If Trump assumed this to mean that Modi was seeking his mediation on Kashmir, then it is Trump’s cock-up. Even so, it becomes incumbent on Modi to clear the air and clarify what transpired during the Osaka meeting. The fact is that given Trump’s garrulity and proclivity to make remarks that are neither well-constructed, accurate nor well thought out, any clarification by Modi would hold a lot more credibility than anything Trump claims. If that riles Trump, too bad. The fear of merely contradicting Trump cannot form the bedrock of India’s US policy. In fact, there are many other world leaders who have taken on, corrected and even confronted Trump, and guess what? The heavens have not fallen on them.

Shooting down Trump’s remarks is important also because the damage caused by them is not just to the Indo-US relations but also in the context of Pakistan and the terrorist/separatist amalgam in Kashmir. Pakistan would, of course, crow about what Trump said. This would raise Imran Khan’s plummeting political stock among the Khanistas. The members of the Pakistani deep state and military establishment too would be enthused by what they heard and feel justified in placing their faith in “Im the Dim”—faith that had become shaky given the abysmal governance record of their “selected” prime minister.

But as and when India tells the US where it gets off, Pakistan, currently drunk on what it conceives as a huge success, will suffer a massive hangover. Incidentally, even Trump said he will speak to Modi and see what he says, and has not given any categorical assurance—quite like how Bill Clinton only promised his personal interest in seeking a solution to Kashmir. And then Pakistan will revert to its familiar lament about how India’s large market prevents the US from pressuring India, how India is pivotal to the US’s strategic designs against China, how Islamophobia has affected Muslims the world over (Chinese treatment of Uyghurs is of course never mentioned).

But that is Pakistan.

In Kashmir, however, the terrorist and separatist amalgam had become disheartened, even despondent, after the Modi victory in the 2019 general elections. All their hopes of an Opposition victory—which would have got them back in business—were dashed by the election results. Some of this will now get re-energised, emboldened and will remobilise. They’ll think that if they can create massive disturbances and generate fake stories of Indian brutalities, then they’ll get much greater traction than they have so far. Things which seemed suddenly to be improving in Kashmir are likely to go south again, even if temporarily.
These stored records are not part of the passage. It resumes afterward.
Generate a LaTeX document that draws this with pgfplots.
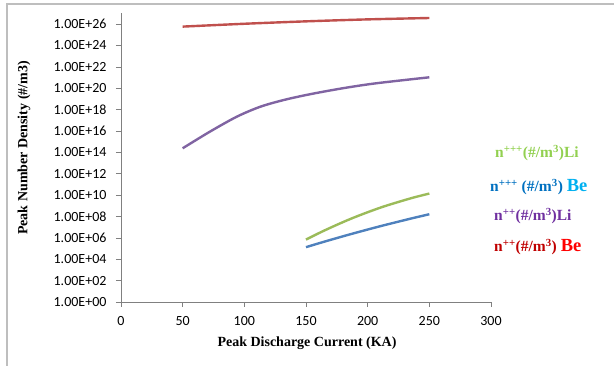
\documentclass[border=0pt]{standalone}
\usepackage{pgfplots}
\pgfplotsset{compat=1.18}
\usepackage{fontspec}
\setmainfont{Liberation Serif}
\newfontfamily\carlito{Carlito}
\definecolor{cred}{RGB}{192,80,77}
\definecolor{cpurple}{RGB}{128,100,162}
\definecolor{cgreen}{RGB}{155,187,89}
\definecolor{cblue}{RGB}{79,129,189}
\definecolor{tgreen}{RGB}{146,208,80}
\definecolor{tblue}{RGB}{0,112,192}
\definecolor{tblue2}{RGB}{0,176,240}
\definecolor{tpurple}{RGB}{112,48,160}
\definecolor{tred}{RGB}{192,0,0}
\definecolor{tred2}{RGB}{255,0,0}
\definecolor{frame}{RGB}{190,190,190}
\begin{document}
\begin{tikzpicture}[x=1pt,y=1pt]
\path[use as bounding box] (0,0) rectangle (614,366);
\draw[frame,line width=1.5pt] (7,0) -- (7,362) -- (614,362);
\begin{axis}[
  at={(121pt,64pt)}, anchor=south west,
  scale only axis, width=370pt, height=288.6pt,
  xmin=0, xmax=300, ymin=1, ymax=1e27,
  ymode=log,
  axis lines*=left,
  axis line style={-, draw=gray},
  tick style={draw=gray, line width=0.6pt},
  tick align=outside,
  major tick length=5pt,
  minor tick num=0,
  xtick={0,50,...,300},
  ytick={1,1e2,1e4,1e6,1e8,1e10,1e12,1e14,1e16,1e18,1e20,1e22,1e24,1e26},
  yticklabels={1.00E+00,1.00E+02,1.00E+04,1.00E+06,1.00E+08,1.00E+10,1.00E+12,1.00E+14,1.00E+16,1.00E+18,1.00E+20,1.00E+22,1.00E+24,1.00E+26},
  /pgf/number format/assume math mode=true,
  tick label style={font=\carlito\fontsize{14}{14}\selectfont},
  xticklabel style={yshift=-6pt},
  yticklabel style={xshift=-6pt},
  clip=false,
]
\addplot[cred, line width=2.4pt, smooth] coordinates {(50,5.8e25) (100,1.07e26) (150,1.8e26) (200,2.75e26) (250,3.7e26)};
\addplot[cpurple, line width=2.4pt, smooth] coordinates {(50,2.4e14) (72,8.5e15) (94,2.2e17) (113,1.86e18) (132,7.9e18) (153,2.7e19) (180,1e20) (207,2.9e20) (250,1.05e21)};
\addplot[cgreen, line width=2.4pt, smooth] coordinates {(150,6.9e5) (162.5,3.6e6) (175,1.66e7) (187.5,6.9e7) (200,2.5e8) (212.5,8.2e8) (225,2.3e9) (237.5,6.05e9) (250,1.4e10)};
\addplot[cblue, line width=2.4pt, smooth] coordinates {(150,1.35e5) (162.5,3.66e5) (175,9.6e5) (187.5,2.44e6) (200,6.0e6) (212.5,1.44e7) (225,3.3e7) (237.5,7.46e7) (250,1.62e8)};
\end{axis}
\node[font=\bfseries\fontsize{14}{14}\selectfont] at (307,23) {Peak Discharge Current (KA)};
\node[font=\bfseries\fontsize{14}{14}\selectfont, rotate=90] at (24,218) {Peak Number Density (\#/m3)};
\node[anchor=west, inner sep=0pt, text=tgreen, font=\bfseries\fontsize{15.5}{15.5}\selectfont] at (495,213) {n\textsuperscript{+++}(\#/m\textsuperscript{3})Li};
\node[anchor=west, inner sep=0pt, text=tblue, font=\bfseries\fontsize{15.5}{15.5}\selectfont] at (490,179) {n\textsuperscript{+++} (\#/m\textsuperscript{3}) \textcolor{tblue2}{\fontsize{18.5}{18.5}\selectfont Be}};
\node[anchor=west, inner sep=0pt, text=tpurple, font=\bfseries\fontsize{15.5}{15.5}\selectfont] at (494,150) {n\textsuperscript{++}(\#/m\textsuperscript{3})Li};
\node[anchor=west, inner sep=0pt, text=tred, font=\bfseries\fontsize{15.5}{15.5}\selectfont] at (494,119) {n\textsuperscript{++}(\#/m\textsuperscript{3}) \textcolor{tred2}{\fontsize{18.5}{18.5}\selectfont Be}};
\end{tikzpicture}
\end{document}
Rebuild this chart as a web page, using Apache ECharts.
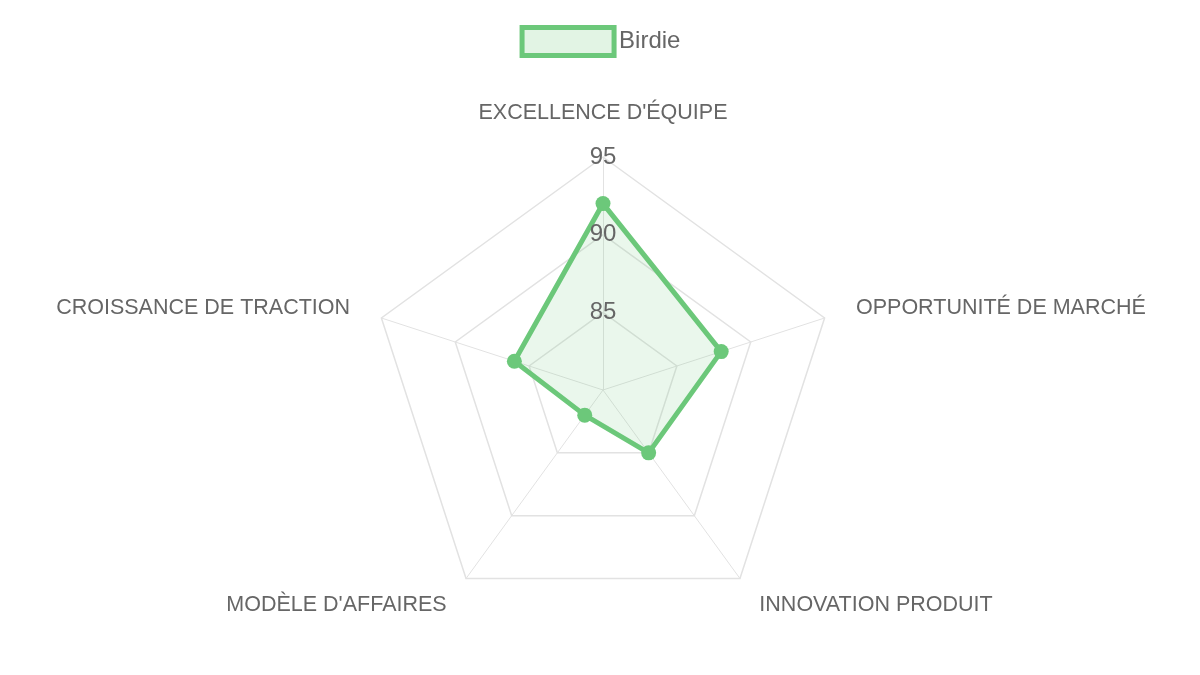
<!DOCTYPE html>
<html><head><meta charset="utf-8">
<script src="https://cdn.jsdelivr.net/npm/echarts@6/dist/echarts.min.js"></script>
<style>html,body{margin:0;background:#fff}#c{width:1200px;height:675px}</style>
</head><body><div id="c"></div>
<script>
const categories = ["EXCELLENCE D'ÉQUIPE","OPPORTUNITÉ DE MARCHÉ","INNOVATION PRODUIT","MODÈLE D'AFFAIRES","CROISSANCE DE TRACTION"];
const birdie = [92, 88, 85, 82, 86];
const scaleMin = 80, scaleMax = 95, scaleStep = 5;
// ECharts radar runs counter-clockwise; reorder to go clockwise like the reference
const order = [0,4,3,2,1];
const cats = order.map(i=>categories[i]);
const vals = order.map(i=>birdie[i]);
const chart = echarts.init(document.getElementById('c'));
chart.setOption({
  animation:false,
  legend:{top:20,left:'center',itemWidth:92,itemHeight:28,itemGap:14,
    textStyle:{fontSize:24,color:'#666',fontFamily:'Liberation Sans'},
    data:[{name:'Birdie',icon:'rect',itemStyle:{color:'rgba(108,200,122,0.2)',borderColor:'#6cc87a',borderWidth:5}}]},
  radar:{center:[603,390],radius:233,startAngle:90,splitNumber:3,shape:'polygon',
    indicator:cats.map(n=>({name:n,min:scaleMin,max:scaleMax})),
    axisName:{color:'#666',fontSize:21.5,fontFamily:'Liberation Sans'},nameGap:33,
    axisLine:{lineStyle:{color:'#e2e2e2'}},
    splitLine:{lineStyle:{color:'#e2e2e2',width:1.5}},
    splitArea:{show:false},axisLabel:{show:false}},
  polar:{center:[603,390],radius:233},
  angleAxis:{show:false,startAngle:90,min:0,max:360},
  radiusAxis:{min:scaleMin,max:scaleMax,interval:scaleStep,z:20,
    axisLine:{show:false},axisTick:{show:false},splitLine:{show:false},
    axisLabel:{margin:0,align:'center',fontSize:24,color:'#666',fontFamily:'Liberation Sans',
      formatter:v=>v===scaleMin?'':String(v)}},
  series:[{type:'radar',name:'Birdie',symbol:'circle',symbolSize:15,
    lineStyle:{color:'#6cc87a',width:5},itemStyle:{color:'#6cc87a'},
    areaStyle:{color:'rgba(108,200,122,0.2)'},
    data:[{value:vals,name:'Birdie'}]}]
});
</script></body></html>
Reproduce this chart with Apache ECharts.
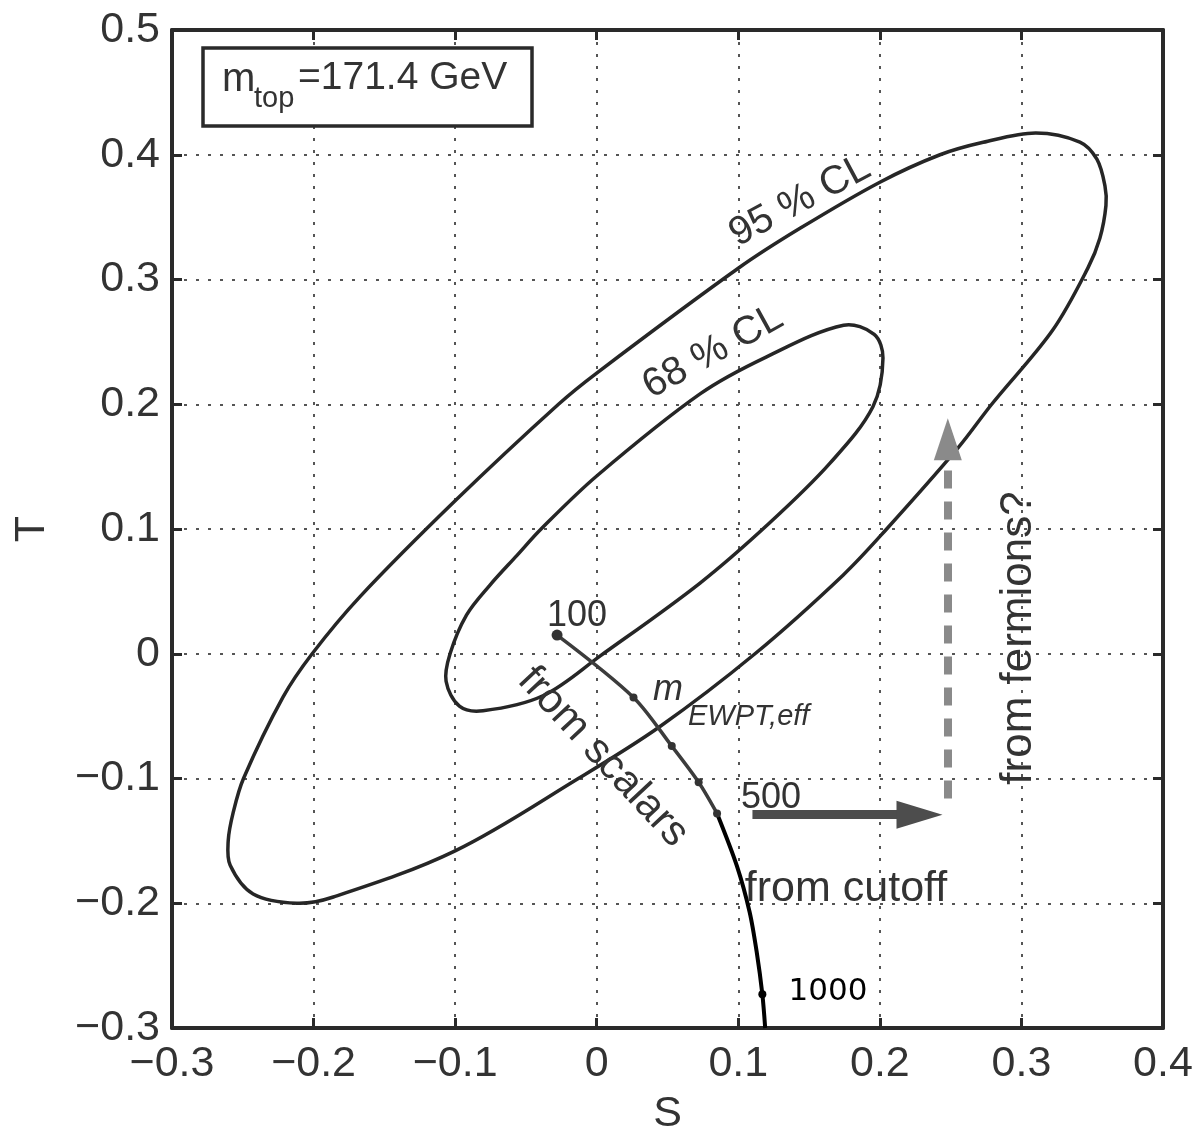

The ramifications of Trump’s comments are likely to unfold for weeks, if not months. That is unavoidable. But some of the damage can be controlled if the prime minister emphatically and unequivocally shoots down what Trump said. But if he is more worried about his meeting with Trump in September, then there will be a price that India will pay. As the saying goes, sometimes it is better to have a wise enemy than a foolish friend. India, unfortunately, seems to have landed with both foolish enemies and foolish friends. That is the long and short of Trump’s remarks.